Mais uma vez, o papa encantou multidões. Milhares o aplaudiram em todas as paradas de sua viagem pelo México. Ele não deixou nada de fora, colocando o dedo em todas as feridas: a violência, a pobreza, a indiferença dos ricos, o desrespeito pelos indígenas, os desaparecidos, as péssimas condições nas prisões, a miséria da migração, a fronteira com os Estados Unidos. Houve até mesmo tempo para dizer algumas palavras de advertência à própria igreja.

Ele recebeu os aplausos das multidões, assim como o entusiasmo da maior parte da imprensa mundo afora.

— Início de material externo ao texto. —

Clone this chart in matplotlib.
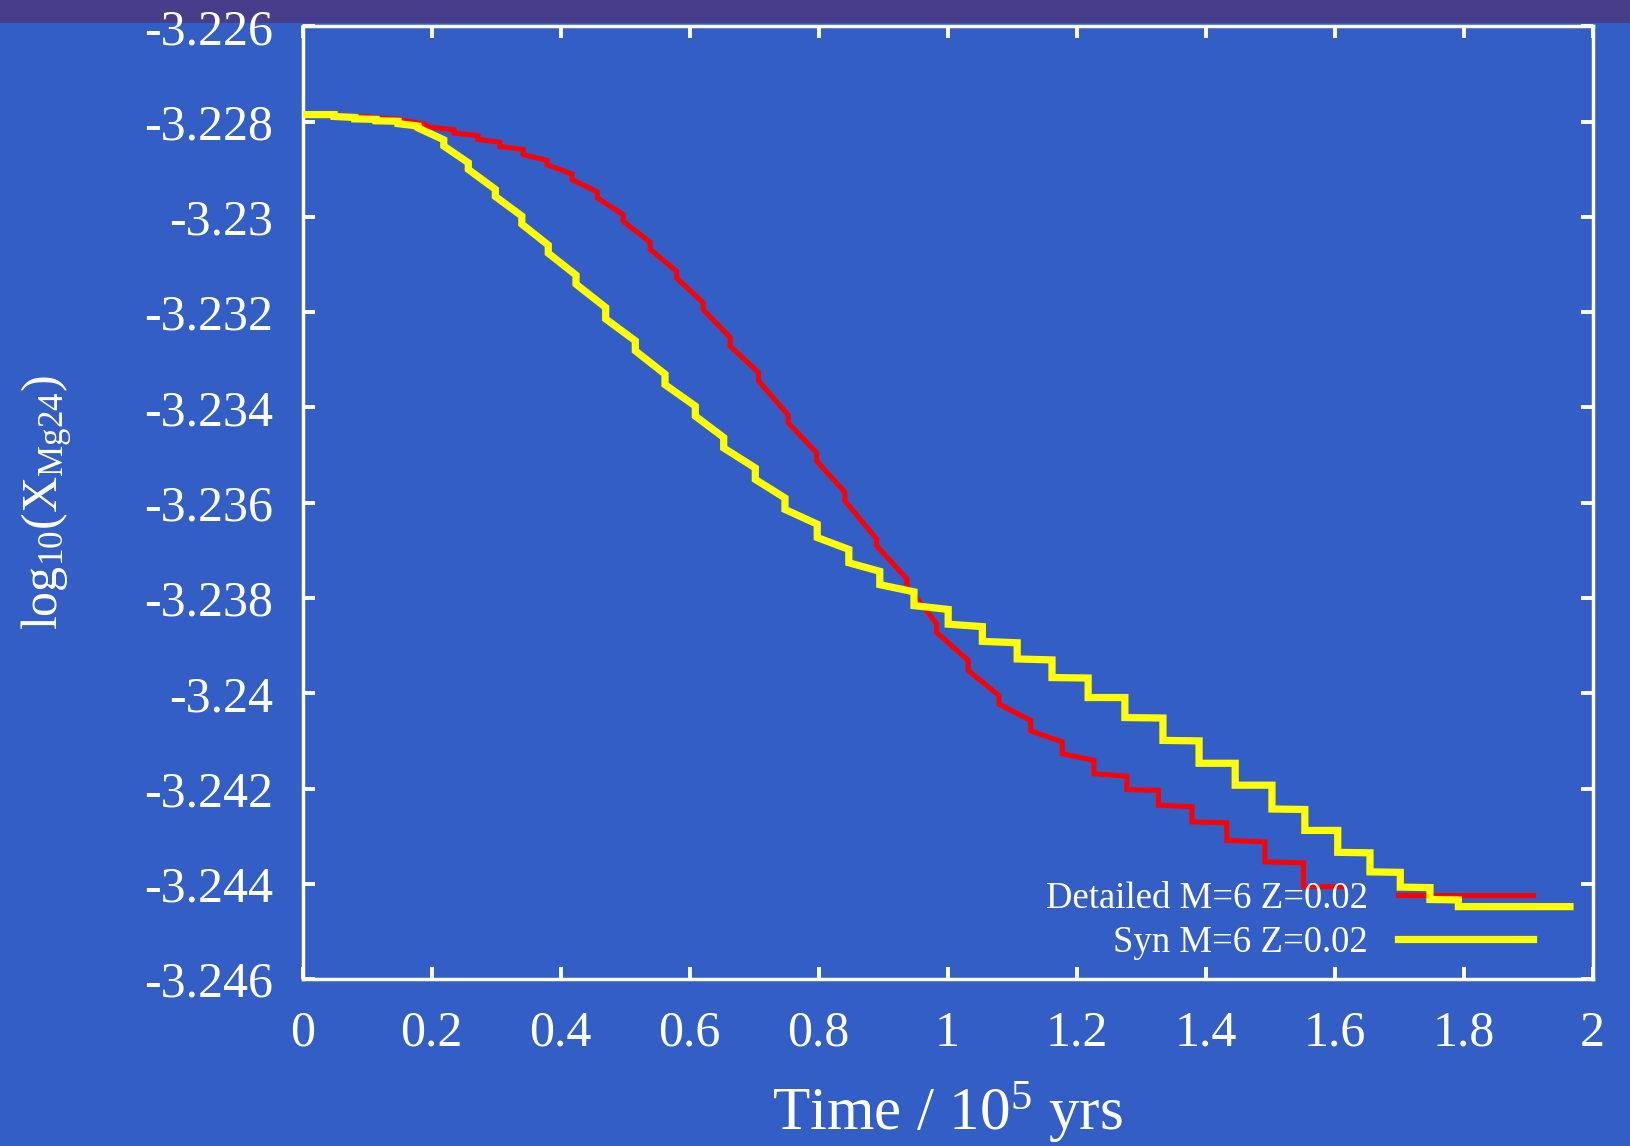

E mesmo assim, há reclamações.

O papa não deveria ter criticado mais claramente o presidente mexicano? Por que ele não se encontrou com os familiares dos 43 estudantes de Ayotzinapa desaparecidos? Ele falou muito pouco sobre os inúmeros assassinados não esclarecidos de mulheres e não abordou de forma alguma os casos de abuso na Igreja Católica do México. E, com essa viagem, ele não acabou legitimando o governo odiado por muitos, dando-lhe, ainda por cima, a oportunidade de produzir belas imagens coloridas?

Sim, isso aconteceu. O papa também deu prestígio ao governo cubano, ao passar por lá, apesar das contínuas violações dos direitos humanos no país insular. Em plena campanha eleitoral argentina, ele proporcionou diversas vezes à ex-presidente Cristina Kirchner um palco para grandes performances, apesar de ela tê-lo combatido duramente na época em que ainda era arcebispo de Buenos Aires. E, na Bolívia e no Equador, ele mostrou pouca resistência às tentativas de persuasão dos dois presidentes e, na melhor das hipóteses, exerceu críticas decentes aos seus estilos de governo autoritário.

Isso é realpolitik. Não é preciso achar isso bonito, mas com mão de ferro se chega raramente a acordos. É claro que tudo que um papa faz também é político. O único problema é que este papa não é um político e, obviamente, também não quer ser. Por isso, os efeitos de suas palavras e atos são repetidamente confusos e, algumas vezes, contraproducentes. Ou apenas aparentes.

Sim, Francisco pôs o dedo na ferida até doer. Mas, como alívio, ele ofereceu apenas uma pomada branda. As críticas do papa foram em grande parte apoiadas até por aqueles que estavam sendo criticados, não importa se ele estava censurando o capitalismo ou o consumo de drogas nos EUA. Um pouco de autoflagelo não faz mal a ninguém. Em seguida, a pessoa se sente melhor, para, então, voltar à rotina.

Um papa que não diferencia deixa espaço demais para interpretações para fazer algo realmente acontecer. Ao mesmo tempo, ele desperta expectativas que ninguém pode cumprir. Em Ciudad Juárez, na fronteira fortemente vigiada entre os EUA e o México, Francisco falou de "migração forçada". Um sinônimo para o terrível conceito de limpeza étnica, para a expulsão de pessoas por sua nacionalidade ou religião. Mas aqueles que querem sair do México para os EUA não fogem da perseguição política, mas da miséria. Não esclarecer essa diferença significa esconder as responsabilidades, não podendo assim combater as causas.

Com uma crítica do sistema tão vaga e abrangente, o próprio papa se sobrecarrega com a responsabilidade de encontrar uma forma para se sair da miséria. Não é de admirar que, apesar da abnegada afabilidade de Francisco, tantos ainda se sentiram negligenciados e decepcionados. Não é de admirar que não somente as famílias de Ayotzinapa quiseram se sentar literalmente na primeira fila durante sua visita. Ao jovem que queria a qualquer custo receber uma bênção papal e, por esse motivo, puxou Francisco pela manga, o papa pediu: "Não seja egoísta!"

As pessoas, no entanto, são egoístas, e a política consiste de um trabalhoso equilíbrio desses interesses individuais. Seria ingênuo sugerir o contrário. Ou simplesmente populista. Ingenuidade ainda pode passar por algo simpático. Populismo certamente não. Por essa razão, um papa também sempre tem que ser um defensor da realpolitik.